WASHINGTON – Moving to address rising voter anger over the tattered shape of their pocketbooks, President Barack Obama is readying new initiatives for federal belt-tightening as well as aid to middle-class families on problems ranging from child care and student loans to retirement savings and assistance with aging relatives.
The new priorities are expected to dominate Obama’s State of the Union address Wednesday, but the first concrete demonstration of the change came Monday at a White House meeting where the president and Vice President Joe Biden announced a set of proposed tax changes and other steps that were aimed at middle-class Americans.
Under the proposals, the child care tax credit would nearly double for families earning less than $85,000, federal student loan repayments would be capped at a lower level, employers would have to offer automatic payroll deductions for retirement accounts, and financing would increase for families caring for elderly relatives.
“None of these steps alone will solve all the challenges facing the middle class,” Obama said. “But hopefully some of these steps will re-establish some of the security that’s slipped away in recent years.
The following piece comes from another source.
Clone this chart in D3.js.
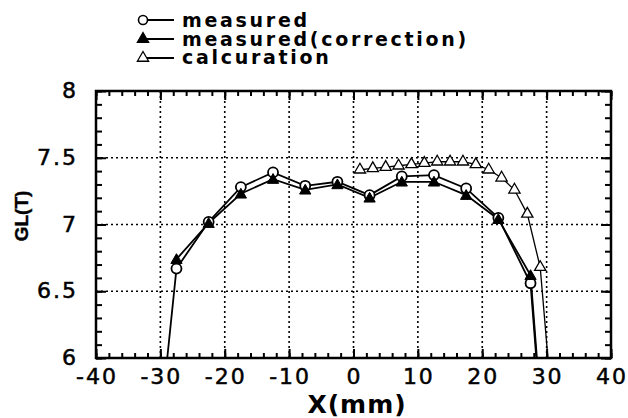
<!DOCTYPE html>
<html><head><meta charset="utf-8">
<script src="https://cdn.jsdelivr.net/npm/d3@7"></script>
<style>html,body{margin:0;padding:0;background:#fff;}svg{display:block;}</style>
</head><body>
<svg id="c" width="628" height="418"></svg>
<script>
const measX = [-30, -27.5, -22.5, -17.5, -12.5, -7.5, -2.5, 2.5, 7.5, 12.5, 17.5, 22.5, 27.5, 30];
const measured = [5.5, 6.67, 7.02, 7.28, 7.39, 7.29, 7.32, 7.22, 7.36, 7.37, 7.27, 7.05, 6.56, 5.0];
const corrX = [-27.5, -22.5, -17.5, -12.5, -7.5, -2.5, 2.5, 7.5, 12.5, 17.5, 22.5, 27.5, 30];
const corrected = [6.74, 7.01, 7.23, 7.34, 7.26, 7.30, 7.20, 7.32, 7.32, 7.22, 7.04, 6.62, 5.05];
const calcX = [1, 3, 5, 7, 9, 11, 13, 15, 17, 19, 21, 23, 25, 27, 29, 31];
const calcuration = [7.41, 7.42, 7.43, 7.44, 7.45, 7.46, 7.47, 7.47, 7.47, 7.45, 7.41, 7.35, 7.26, 7.08, 6.68, 5.55];
// markers are not drawn for off-chart end points
const xTicks = [-40, -30, -20, -10, 0, 10, 20, 30, 40];
const yTicks = [6, 6.5, 7, 7.5, 8];
const legendLabels = ["measured", "measured(correction)", "calcuration"];

const svg = d3.select("#c");
const L = 96, R = 611, T = 91, B = 358;
const x = d3.scaleLinear().domain([-40, 40]).range([L, R]);
const y = d3.scaleLinear().domain([6, 8]).range([B, T]);

svg.append("defs").append("clipPath").attr("id", "pc")
  .append("rect").attr("x", L).attr("y", T).attr("width", R - L).attr("height", B - T);

// grid
const grid = svg.append("g").attr("stroke", "#000").attr("stroke-width", 1.6).attr("stroke-dasharray", "2,3");
xTicks.slice(1, -1).forEach(v => grid.append("line").attr("x1", x(v)).attr("x2", x(v)).attr("y1", T).attr("y2", B));
yTicks.slice(1, -1).forEach(v => grid.append("line").attr("x1", L).attr("x2", R).attr("y1", y(v)).attr("y2", y(v)));

// axes with inward ticks
const axB = d3.axisBottom(x).tickValues(d3.range(-40, 40.01, 2)).tickSize(-5).tickFormat("");
const axT = d3.axisTop(x).tickValues(d3.range(-40, 40.01, 2)).tickSize(-5).tickFormat("");
const axLm = d3.axisLeft(y).tickValues(d3.range(6, 8.001, 0.1)).tickSize(-6).tickFormat("");
const axRm = d3.axisRight(y).tickValues(d3.range(6, 8.001, 0.1)).tickSize(-6).tickFormat("");
const axBM = d3.axisBottom(x).tickValues(xTicks).tickSize(-9).tickFormat("");
const axTM = d3.axisTop(x).tickValues(xTicks).tickSize(-9).tickFormat("");
const axLM = d3.axisLeft(y).tickValues(yTicks).tickSize(-10).tickFormat("");
const axRM = d3.axisRight(y).tickValues(yTicks).tickSize(-10).tickFormat("");
[[axB, `translate(0,${B})`], [axT, `translate(0,${T})`], [axLm, `translate(${L},0)`], [axRm, `translate(${R},0)`],
 [axBM, `translate(0,${B})`], [axTM, `translate(0,${T})`], [axLM, `translate(${L},0)`], [axRM, `translate(${R},0)`]]
 .forEach(([a, tr]) => {
  const g = svg.append("g").attr("transform", tr).call(a);
  g.select(".domain").remove();
  g.selectAll(".tick line").attr("stroke", "#000").attr("stroke-width", 2);
 });
svg.append("rect").attr("x", L).attr("y", T).attr("width", R - L).attr("height", B - T)
  .attr("fill", "none").attr("stroke", "#000").attr("stroke-width", 2.5);

// tick labels
const tl = svg.append("g").attr("font-family", "DejaVu Sans, sans-serif").attr("font-size", 22)
  .attr("fill", "#000").attr("stroke", "#000").attr("stroke-width", 0.5);
xTicks.forEach(v => tl.append("text").attr("x", x(v) + 1).attr("y", 384).attr("text-anchor", "middle")
  .attr("letter-spacing", 2).text(v));
yTicks.forEach(v => tl.append("text").attr("x", 78).attr("y", y(v) + 7).attr("text-anchor", "end")
  .attr("letter-spacing", 2).text(v));

// titles
svg.append("text").attr("x", 357).attr("y", 413).attr("text-anchor", "middle")
  .attr("font-family", "DejaVu Sans, sans-serif").attr("font-weight", "bold").attr("font-size", 25)
  .attr("letter-spacing", 1).text("X(mm)");
svg.append("text").attr("transform", "translate(28,216) rotate(-90)").attr("text-anchor", "middle")
  .attr("font-family", "Liberation Sans, Arial, sans-serif").attr("font-weight", "bold").attr("font-size", 19)
  .attr("stroke", "#000").attr("stroke-width", 0.4).text("GL(T)");

// series
const plot = svg.append("g").attr("clip-path", "url(#pc)");
const line = d3.line().x(d => x(d[0])).y(d => y(d[1]));
const zip = (xs, ys) => xs.map((v, i) => [v, ys[i]]);
const sMeas = zip(measX, measured), sCorr = zip(corrX, corrected), sCalc = zip(calcX, calcuration);
const inside = d => d[1] >= 6;

plot.append("path").datum(sCalc).attr("d", line).attr("fill", "none").attr("stroke", "#000").attr("stroke-width", 1.3);
plot.append("path").datum(sCorr).attr("d", line).attr("fill", "none").attr("stroke", "#000").attr("stroke-width", 1.8);
plot.append("path").datum(sMeas).attr("d", line).attr("fill", "none").attr("stroke", "#000").attr("stroke-width", 1.8);

const triUp = d3.symbol().type(d3.symbolTriangle).size(55);
plot.selectAll(".calc").data(sCalc.filter(inside)).join("path")
  .attr("transform", d => `translate(${x(d[0])},${y(d[1])})`).attr("d", triUp)
  .attr("fill", "#fff").attr("stroke", "#000").attr("stroke-width", 1.3);
plot.selectAll(".meas").data(sMeas.filter(inside)).join("circle")
  .attr("cx", d => x(d[0])).attr("cy", d => y(d[1])).attr("r", 5)
  .attr("fill", "#fff").attr("stroke", "#000").attr("stroke-width", 1.8);
plot.selectAll(".corr").data(sCorr.filter(inside)).join("path")
  .attr("transform", d => `translate(${x(d[0])},${y(d[1]) + 1})`).attr("d", triUp)
  .attr("fill", "#000").attr("stroke", "#000").attr("stroke-width", 1);

// legend
const lg = svg.append("g");
const rowsY = [20, 39, 58];
const baseY = [27, 45.5, 64];
rowsY.forEach((ry, i) => {
  lg.append("line").attr("x1", 140).attr("x2", 174).attr("y1", ry).attr("y2", ry).attr("stroke", "#000").attr("stroke-width", 1.8);
  if (i === 0) lg.append("circle").attr("cx", 143).attr("cy", ry).attr("r", 4.5).attr("fill", "#fff").attr("stroke", "#000").attr("stroke-width", 1.6);
  else lg.append("path").attr("transform", `translate(143,${ry})`).attr("d", triUp)
    .attr("fill", i === 1 ? "#000" : "#fff").attr("stroke", "#000").attr("stroke-width", 1.3);
  lg.append("text").attr("x", 182).attr("y", baseY[i]).attr("font-family", "DejaVu Sans, sans-serif")
    .attr("font-weight", "bold").attr("font-size", 19).attr("letter-spacing", 2.7).text(legendLabels[i]);
});
</script>
</body></html>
Because in the end, that’s how Joe and I measure progress – not by how the markets are doing, but by how the American people are doing. It’s about whether they see some progress in their own lives.”
On the soaring federal deficit, which polls show is a major factor in voters’ discontent, Obama will announce on Wednesday that the budget blueprint he files next week will contain a “hard freeze” on discretionary spending that lasts through 2013, an effort his advisers liken to the fiscal discipline average families impose on themselves every day.
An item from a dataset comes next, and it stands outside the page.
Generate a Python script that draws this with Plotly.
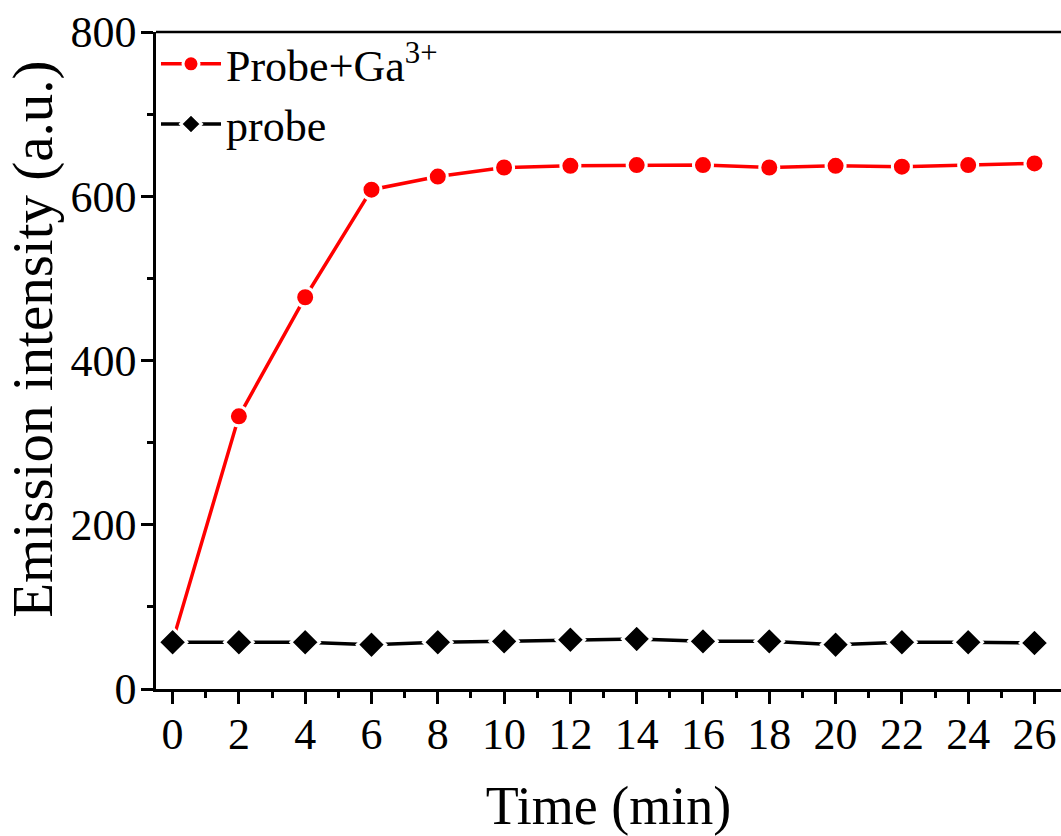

The speech, delivered to a joint session of Congress, will also address the stubbornly high unemployment picture, aides said, as well as key foreign policy goals and new proposals to improve transparency in government. The White House said the speech was still being written and did not make details on those initiatives available Monday.
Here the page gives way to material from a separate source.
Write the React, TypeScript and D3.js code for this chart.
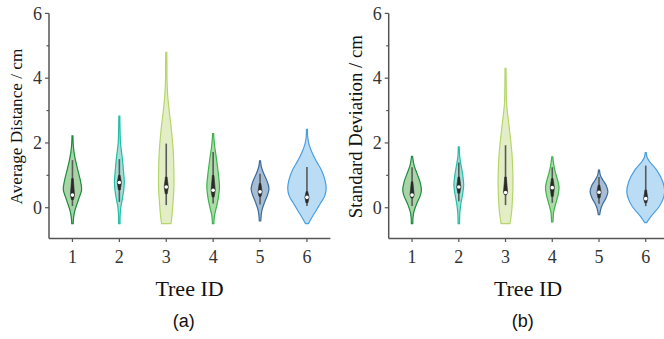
import React from 'react';
import * as d3 from 'd3';

const treeIds = ['1', '2', '3', '4', '5', '6'];
const yMajorTicks = [0, 2, 4, 6];
const yMinorTicks = [1, 3, 5];
const strokeColors = ['#1a8c3c', '#20bfa6', '#b5d56a', '#3cb44b', '#3a6b9b', '#4a9fe0'];
const fillColors = ['#a9d4a8', '#a7ddd5', '#e3eec6', '#acdba9', '#a7bdd5', '#badcf4'];

// Panel (a): average distance — violin profiles (value levels and relative density)
const avgLevels = [
  [-0.49, -0.3, -0.1, 0, 0.15, 0.3, 0.55, 0.8, 1.1, 1.4, 1.7, 2.0, 2.22],
  [-0.49, -0.3, 0, 0.2, 0.5, 0.8, 1.1, 1.5, 2.0, 2.4, 2.83],
  [-0.49, -0.2, 0.18, 0.5, 0.9, 1.3, 1.72, 2.34, 2.96, 3.48, 4.0, 4.4, 4.8],
  [-0.49, -0.23, 0.08, 0.35, 0.65, 1.0, 1.52, 1.93, 2.29],
  [-0.41, -0.08, 0.18, 0.4, 0.59, 0.8, 1.0, 1.25, 1.45],
  [-0.49, -0.3, -0.1, 0.13, 0.35, 0.59, 0.85, 1.16, 1.4, 1.68, 1.98, 2.2, 2.42],
];
const avgDensity = [
  [0.03, 0.05, 0.1, 0.14, 0.21, 0.28, 0.39, 0.35, 0.25, 0.15, 0.07, 0.03, 0.02],
  [0.03, 0.03, 0.06, 0.11, 0.18, 0.21, 0.18, 0.13, 0.05, 0.03, 0.02],
  [0.2, 0.25, 0.29, 0.32, 0.33, 0.32, 0.3, 0.23, 0.13, 0.06, 0.03, 0.03, 0.02],
  [0.03, 0.06, 0.16, 0.23, 0.27, 0.23, 0.14, 0.06, 0.02],
  [0.03, 0.08, 0.2, 0.32, 0.38, 0.31, 0.19, 0.06, 0.02],
  [0.06, 0.21, 0.38, 0.57, 0.75, 0.82, 0.77, 0.62, 0.43, 0.23, 0.08, 0.03, 0.02],
];
// [whisker low, q1, median, q3, whisker high]
const avgBoxes = [
  [0.05, 0.25, 0.39, 0.9, 1.47],
  [0.18, 0.55, 0.78, 1.0, 1.5],
  [0.08, 0.43, 0.64, 0.95, 1.98],
  [0.13, 0.33, 0.54, 1.0, 1.72],
  [0.1, 0.35, 0.49, 0.75, 1.05],
  [0.05, 0.15, 0.32, 0.5, 1.26],
];

// Panel (b): standard deviation
const stdLevels = [
  [-0.49, -0.18, 0.13, 0.35, 0.54, 0.8, 1.06, 1.3, 1.59],
  [-0.49, -0.2, 0.13, 0.4, 0.7, 1.0, 1.26, 1.57, 1.88],
  [-0.49, -0.13, 0.3, 0.8, 1.1, 1.62, 2.14, 2.65, 3.17, 3.7, 4.3],
  [-0.44, -0.13, 0.13, 0.4, 0.64, 0.9, 1.1, 1.35, 1.57],
  [-0.21, 0, 0.13, 0.3, 0.49, 0.7, 0.85, 1.0, 1.16],
  [-0.46, -0.28, 0.03, 0.25, 0.49, 0.8, 1.16, 1.42, 1.55, 1.7],
];
const stdDensity = [
  [0.03, 0.06, 0.2, 0.34, 0.4, 0.34, 0.21, 0.09, 0.02],
  [0.03, 0.04, 0.09, 0.16, 0.21, 0.17, 0.11, 0.04, 0.02],
  [0.19, 0.26, 0.3, 0.32, 0.31, 0.28, 0.21, 0.13, 0.05, 0.03, 0.02],
  [0.03, 0.06, 0.15, 0.25, 0.29, 0.21, 0.13, 0.06, 0.02],
  [0.03, 0.09, 0.17, 0.3, 0.38, 0.3, 0.17, 0.06, 0.02],
  [0.04, 0.21, 0.57, 0.73, 0.81, 0.73, 0.47, 0.17, 0.06, 0.02],
];
const stdBoxes = [
  [0.05, 0.3, 0.39, 0.8, 1.25],
  [0.2, 0.45, 0.64, 0.95, 1.4],
  [0.08, 0.4, 0.47, 0.95, 1.93],
  [0.15, 0.35, 0.62, 0.9, 1.25],
  [0.12, 0.3, 0.48, 0.7, 0.95],
  [0.05, 0.15, 0.28, 0.55, 1.3],
];

const Y_DOMAIN: [number, number] = [-0.95, 6];
const Y_TOP = 13.4;
const Y_BOT = 238.5;
const SERIF = '"Liberation Serif", "Times New Roman", serif';
const SANS = '"Liberation Sans", Arial, sans-serif';
const AXIS = '#555';

type PanelProps = {
  left: number;
  right: number;
  levels: number[][];
  density: number[][];
  boxes: number[][];
  yLabel: string;
  yLabelSize: number;
  yLabelX: number;
  titleX: number;
  tag: string;
  tagX: number;
};

function Panel(p: PanelProps) {
  const y = d3.scaleLinear().domain(Y_DOMAIN).range([Y_BOT, Y_TOP]);
  const x = d3.scaleBand<string>().domain(treeIds).range([p.left, p.right]).padding(0);
  const half = x.bandwidth() / 2;
  const w = d3.scaleLinear().domain([0, 1]).range([0, half]);
  const boxLine = d3.line<[number, number]>().curve(d3.curveLinearClosed);

  return (
    <g>
      {treeIds.map((id, i) => {
        const cx = (x(id) as number) + half;
        const pts = p.levels[i].map((v, k) => ({ v, d: p.density[i][k] }));
        const area = d3
          .area<{ v: number; d: number }>()
          .y((d) => y(d.v))
          .x0((d) => cx - w(d.d))
          .x1((d) => cx + w(d.d))
          .curve(d3.curveCatmullRom.alpha(0.5));
        const [lo, q1, med, q3, hi] = p.boxes[i];
        const box: [number, number][] = [
          [cx - 0.8, y(q3)],
          [cx + 0.8, y(q3)],
          [cx + 2.1, y(med)],
          [cx + 1.0, y(q1)],
          [cx - 1.0, y(q1)],
          [cx - 2.1, y(med)],
        ];
        return (
          <g key={id}>
            <path d={area(pts) || ''} fill={fillColors[i]} stroke={strokeColors[i]} strokeWidth={1.2} />
            <line x1={cx} x2={cx} y1={y(lo)} y2={y(hi)} stroke="#5a5a5a" strokeWidth={1.6} />
            <path d={boxLine(box) || ''} fill="#2a2a2a" stroke="#2a2a2a" strokeWidth={0.6} />
            <circle cx={cx} cy={y(med)} r={1.8} fill="#fff" />
          </g>
        );
      })}
      {/* y axis */}
      <line x1={p.left} x2={p.left} y1={Y_TOP} y2={Y_BOT} stroke={AXIS} strokeWidth={1.5} />
      {yMajorTicks.map((t) => (
        <g key={'M' + t}>
          <line x1={p.left - 4} x2={p.left} y1={y(t)} y2={y(t)} stroke={AXIS} strokeWidth={1.2} />
          <text
            x={p.left - 7}
            y={y(t)}
            dy="0.34em"
            textAnchor="end"
            fontFamily={SERIF}
            fontSize={18}
            fill="#333"
          >
            {t}
          </text>
        </g>
      ))}
      {yMinorTicks.map((t) => (
        <line key={'m' + t} x1={p.left - 2.5} x2={p.left} y1={y(t)} y2={y(t)} stroke={AXIS} strokeWidth={1.2} />
      ))}
      {/* x axis */}
      <line x1={p.left} x2={p.right} y1={Y_BOT} y2={Y_BOT} stroke={AXIS} strokeWidth={1.5} />
      {treeIds.map((id) => {
        const cx = (x(id) as number) + half;
        return (
          <g key={'x' + id}>
            <line x1={cx} x2={cx} y1={Y_BOT} y2={Y_BOT + 3.5} stroke={AXIS} strokeWidth={1.2} />
            <text x={cx} y={263} textAnchor="middle" fontFamily={SERIF} fontSize={18} fill="#333">
              {id}
            </text>
          </g>
        );
      })}
      <text
        transform={`translate(${p.yLabelX},126.6) rotate(-90)`}
        textAnchor="middle"
        fontFamily={SERIF}
        fontSize={p.yLabelSize}
        fill="#111"
      >
        {p.yLabel}
      </text>
      <text x={p.titleX} y={296} textAnchor="middle" fontFamily={SERIF} fontSize={22} fill="#111">
        Tree ID
      </text>
      <text x={p.tagX} y={327} textAnchor="middle" fontFamily={SANS} fontSize={18} fill="#111">
        {p.tag}
      </text>
    </g>
  );
}

export default function App() {
  return (
    <svg
      width={664}
      height={339}
      viewBox="0 0 664 339"
      style={{ position: 'absolute', left: 0, top: 0, background: '#fff' }}
    >
      <rect width={664} height={339} fill="#fff" />
      <Panel
        left={49}
        right={330.4}
        levels={avgLevels}
        density={avgDensity}
        boxes={avgBoxes}
        yLabel="Average Distance / cm"
        yLabelSize={17.2}
        yLabelX={21.5}
        titleX={189.5}
        tag="(a)"
        tagX={183.7}
      />
      <Panel
        left={388.7}
        right={669.1}
        levels={stdLevels}
        density={stdDensity}
        boxes={stdBoxes}
        yLabel="Standard Deviation / cm"
        yLabelSize={18.8}
        yLabelX={362.3}
        titleX={528}
        tag="(b)"
        tagX={522.8}
      />
    </svg>
  );
}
With his job approval ratings in decline and political horizon darkening in recent days, Obama is fighting to keep his Democratic majorities in Congress through the fall elections. That means persuading disillusioned voters to reinvest in him and his party for another two years.
“That sense of angst is what drove him to seek office,” said White House communications director Dan Pfeiffer. “It is something we have focused on in his year in the White House … and a big part of what we will do in 2010 and the rest of the presidency.”
House Republican Leader John A. Boehner of Ohio lit into the president’s economic plans.
“After spending most of the last year focused on their costly government takeover of health care, the White House and congressional Democrats again claim they are pivoting to the issue of jobs – even as they remain committed to their job-killing agenda,” Boehner said in a written statement. “Americans are asking, ‘Where are the jobs?’ ”
On Monday, Obama said the loss of 7 million jobs since the recession began is “an epidemic that demands our relentless and sustained response,” but he did not say what he might propose in the State of the Union speech.
Administration officials said the tax credits and other measures rolled out Monday are directly linked to job creation.
White House press secretary Robert Gibbs told reporters that curbing student loan payments, for example, would entice people to return to school – a prelude to landing a new job.
“If you’re trying to figure out how you’re going to go back to school so you can get that next job, we don’t want you to be crushed by the burden of skyrocketing tuition payments,” Gibbs said.
Aides briefing reporters on the deficit proposal said Obama would vow that if Americans had to tighten their purse strings, then their federal government ought to do the same thing.
Under his 2011 budget proposal, any discretionary spending unrelated to national security will be frozen at its current level, two senior administration officials said Monday. The freeze will affect roughly one-sixth of the federal budget.
The president will propose to keep the freeze in place through 2013 so that, by the middle of the decade, that component of the budget will reach its lowest level of the gross domestic product in 50 years. The savings from the three-year freeze is expected to amount to $250 billion over the next decade, compared to the baseline set in 2008.
“Some agencies will be up, some agencies will be down,” said one senior administration official. “While there’s an overall freeze, it doesn’t mean that every agency and every agency’s budget will be frozen.”
A second administration official said the message should make perfect sense across the country.
“The president made these decisions like a family would do sitting around the dinner table,” the second official said. “You can’t afford to do everything you might want to do.”
With those dinner-table decisions in mind, the president will offer relief to college students who graduate with substantial student loans – a situation in which more and more graduates find themselves.
Obama plans to limit a graduate’s federal loan payments to 10 percent of his or her income, above a basic living allowance. At present, the yearly payments are capped at 15 percent of discretionary income.
The child and dependent care tax credit would nearly double for middle class families earning less than $85,000 a year. To do so, Obama will increase their tax credit rate from 20 percent to 35 percent of child-care expenses.
Other initiatives are meant to help a larger pool of American workers, including creation of a system of automatic workplace IRAs. Obama proposes expanding tax credits to match retirements savings, as well as enacting new safeguards to protect retirement savings. He also plans to expand support for families balancing work with caring for elderly relatives, although aides to the president did not say exactly how he intends to achieve that.